# Problem details
The lines from the top of the material through the line with "plt.rcParams['font.family'] = ['Liberation" are to be set down exactly. Leave the pictures out.

########################################

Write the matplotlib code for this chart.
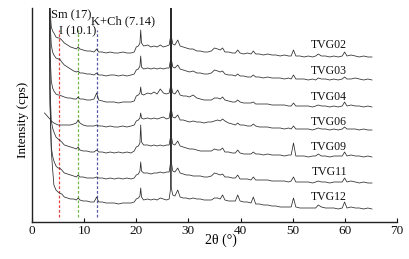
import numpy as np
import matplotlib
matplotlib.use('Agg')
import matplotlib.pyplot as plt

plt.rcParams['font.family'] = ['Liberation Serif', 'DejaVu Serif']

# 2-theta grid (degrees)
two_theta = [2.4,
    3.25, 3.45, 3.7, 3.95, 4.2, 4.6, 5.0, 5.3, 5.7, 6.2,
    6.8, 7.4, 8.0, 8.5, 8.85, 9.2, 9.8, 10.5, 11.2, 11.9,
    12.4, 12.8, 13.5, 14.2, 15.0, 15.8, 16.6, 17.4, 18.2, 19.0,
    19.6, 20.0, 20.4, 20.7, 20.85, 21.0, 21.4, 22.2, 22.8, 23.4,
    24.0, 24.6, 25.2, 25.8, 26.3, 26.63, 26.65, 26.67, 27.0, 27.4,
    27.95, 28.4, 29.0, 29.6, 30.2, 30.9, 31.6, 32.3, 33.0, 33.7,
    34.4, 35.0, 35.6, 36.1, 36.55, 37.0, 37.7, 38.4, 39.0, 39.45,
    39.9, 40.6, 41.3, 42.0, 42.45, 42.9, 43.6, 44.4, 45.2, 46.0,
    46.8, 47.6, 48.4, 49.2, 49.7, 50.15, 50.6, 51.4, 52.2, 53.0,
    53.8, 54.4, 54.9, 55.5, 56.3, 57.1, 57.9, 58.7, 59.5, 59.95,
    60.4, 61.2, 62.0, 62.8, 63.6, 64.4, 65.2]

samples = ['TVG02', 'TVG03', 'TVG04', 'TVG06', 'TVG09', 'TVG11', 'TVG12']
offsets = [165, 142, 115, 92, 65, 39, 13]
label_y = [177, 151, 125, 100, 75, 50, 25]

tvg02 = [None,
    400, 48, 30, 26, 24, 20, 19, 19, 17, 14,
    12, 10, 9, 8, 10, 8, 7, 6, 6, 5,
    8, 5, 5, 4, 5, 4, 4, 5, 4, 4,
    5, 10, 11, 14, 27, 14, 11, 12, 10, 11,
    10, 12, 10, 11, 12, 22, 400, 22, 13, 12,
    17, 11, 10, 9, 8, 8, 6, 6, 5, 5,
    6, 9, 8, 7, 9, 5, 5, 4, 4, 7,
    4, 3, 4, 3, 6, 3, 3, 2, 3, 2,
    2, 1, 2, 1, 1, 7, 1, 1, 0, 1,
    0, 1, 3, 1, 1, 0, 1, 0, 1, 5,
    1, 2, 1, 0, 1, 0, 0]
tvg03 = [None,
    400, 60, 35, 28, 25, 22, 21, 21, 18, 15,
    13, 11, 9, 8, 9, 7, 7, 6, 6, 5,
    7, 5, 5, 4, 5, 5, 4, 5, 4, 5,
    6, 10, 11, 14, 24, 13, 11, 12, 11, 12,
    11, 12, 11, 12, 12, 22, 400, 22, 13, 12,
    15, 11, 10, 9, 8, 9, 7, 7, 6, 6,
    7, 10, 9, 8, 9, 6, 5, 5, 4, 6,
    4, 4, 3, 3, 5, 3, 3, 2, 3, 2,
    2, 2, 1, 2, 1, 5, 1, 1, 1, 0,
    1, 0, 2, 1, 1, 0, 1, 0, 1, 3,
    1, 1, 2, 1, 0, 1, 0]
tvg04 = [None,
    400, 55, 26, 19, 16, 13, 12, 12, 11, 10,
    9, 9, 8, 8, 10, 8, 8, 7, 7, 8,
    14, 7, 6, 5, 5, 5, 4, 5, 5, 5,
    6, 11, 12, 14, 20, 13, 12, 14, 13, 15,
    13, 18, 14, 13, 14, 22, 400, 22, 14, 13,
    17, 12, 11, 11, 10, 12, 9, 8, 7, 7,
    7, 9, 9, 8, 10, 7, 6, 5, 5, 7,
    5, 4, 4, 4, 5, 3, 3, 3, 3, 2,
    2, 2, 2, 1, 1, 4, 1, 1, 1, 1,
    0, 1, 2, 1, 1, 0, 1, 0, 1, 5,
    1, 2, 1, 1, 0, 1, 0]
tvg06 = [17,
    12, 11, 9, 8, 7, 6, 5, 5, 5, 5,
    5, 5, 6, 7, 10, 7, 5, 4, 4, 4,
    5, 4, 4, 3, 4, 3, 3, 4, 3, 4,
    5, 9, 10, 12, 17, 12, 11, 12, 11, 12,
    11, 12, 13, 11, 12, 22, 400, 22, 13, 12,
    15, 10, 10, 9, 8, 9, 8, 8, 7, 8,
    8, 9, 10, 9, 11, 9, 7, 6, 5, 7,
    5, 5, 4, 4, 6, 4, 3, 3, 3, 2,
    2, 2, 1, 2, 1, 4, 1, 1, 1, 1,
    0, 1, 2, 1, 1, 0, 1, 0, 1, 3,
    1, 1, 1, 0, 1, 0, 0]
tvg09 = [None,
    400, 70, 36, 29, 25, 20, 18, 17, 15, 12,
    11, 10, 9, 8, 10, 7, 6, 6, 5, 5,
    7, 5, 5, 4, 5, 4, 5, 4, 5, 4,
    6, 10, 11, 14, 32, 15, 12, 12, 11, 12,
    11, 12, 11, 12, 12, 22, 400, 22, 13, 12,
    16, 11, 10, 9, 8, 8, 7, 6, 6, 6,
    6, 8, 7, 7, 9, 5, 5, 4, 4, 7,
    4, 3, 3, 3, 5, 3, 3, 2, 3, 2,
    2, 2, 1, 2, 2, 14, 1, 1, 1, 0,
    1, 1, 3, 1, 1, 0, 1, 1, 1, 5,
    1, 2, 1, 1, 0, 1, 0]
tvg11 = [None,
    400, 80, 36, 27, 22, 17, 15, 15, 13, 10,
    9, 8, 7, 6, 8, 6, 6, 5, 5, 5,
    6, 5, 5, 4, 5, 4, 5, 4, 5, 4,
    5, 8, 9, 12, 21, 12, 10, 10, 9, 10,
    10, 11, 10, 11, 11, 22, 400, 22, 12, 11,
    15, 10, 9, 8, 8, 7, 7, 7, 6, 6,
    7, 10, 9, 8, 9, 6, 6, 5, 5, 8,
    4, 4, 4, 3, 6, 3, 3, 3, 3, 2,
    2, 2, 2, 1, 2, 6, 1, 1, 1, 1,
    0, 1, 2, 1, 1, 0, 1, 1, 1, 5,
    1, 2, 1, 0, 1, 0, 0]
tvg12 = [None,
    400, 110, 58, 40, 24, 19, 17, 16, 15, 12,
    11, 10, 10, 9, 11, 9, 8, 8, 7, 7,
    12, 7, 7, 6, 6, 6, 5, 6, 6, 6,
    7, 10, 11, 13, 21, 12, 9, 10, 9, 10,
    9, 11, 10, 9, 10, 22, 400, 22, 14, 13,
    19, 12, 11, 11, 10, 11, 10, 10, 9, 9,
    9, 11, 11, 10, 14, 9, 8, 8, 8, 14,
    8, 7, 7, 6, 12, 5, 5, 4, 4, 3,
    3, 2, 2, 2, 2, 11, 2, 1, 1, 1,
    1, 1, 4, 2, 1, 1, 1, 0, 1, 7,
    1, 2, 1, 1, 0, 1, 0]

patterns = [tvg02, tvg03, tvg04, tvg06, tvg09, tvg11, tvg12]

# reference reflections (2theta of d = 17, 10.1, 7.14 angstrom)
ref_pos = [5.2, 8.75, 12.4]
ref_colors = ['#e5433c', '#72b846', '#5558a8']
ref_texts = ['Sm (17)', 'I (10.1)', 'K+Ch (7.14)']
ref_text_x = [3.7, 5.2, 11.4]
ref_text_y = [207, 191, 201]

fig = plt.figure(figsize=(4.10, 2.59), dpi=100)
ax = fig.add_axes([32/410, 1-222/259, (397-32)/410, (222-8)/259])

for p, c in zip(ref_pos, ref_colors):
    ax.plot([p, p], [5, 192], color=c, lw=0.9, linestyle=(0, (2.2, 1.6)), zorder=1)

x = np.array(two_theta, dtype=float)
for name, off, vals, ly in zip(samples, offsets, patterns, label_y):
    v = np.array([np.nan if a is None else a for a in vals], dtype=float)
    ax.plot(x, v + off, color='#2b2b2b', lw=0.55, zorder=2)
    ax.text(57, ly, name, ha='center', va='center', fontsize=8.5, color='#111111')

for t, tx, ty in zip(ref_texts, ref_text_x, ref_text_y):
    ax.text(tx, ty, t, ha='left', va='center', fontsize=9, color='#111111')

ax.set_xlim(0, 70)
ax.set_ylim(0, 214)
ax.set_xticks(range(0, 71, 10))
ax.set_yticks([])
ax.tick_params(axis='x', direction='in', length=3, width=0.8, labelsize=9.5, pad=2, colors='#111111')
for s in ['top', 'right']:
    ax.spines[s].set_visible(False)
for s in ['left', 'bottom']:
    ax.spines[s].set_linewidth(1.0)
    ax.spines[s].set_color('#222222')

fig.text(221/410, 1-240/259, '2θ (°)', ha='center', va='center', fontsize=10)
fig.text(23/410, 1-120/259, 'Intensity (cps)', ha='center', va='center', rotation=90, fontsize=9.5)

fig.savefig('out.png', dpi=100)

########################################

# Solution to this task
Write the matplotlib code for this chart.
import numpy as np
import matplotlib
matplotlib.use('Agg')
import matplotlib.pyplot as plt

plt.rcParams['font.family'] = ['Liberation Serif', 'DejaVu Serif']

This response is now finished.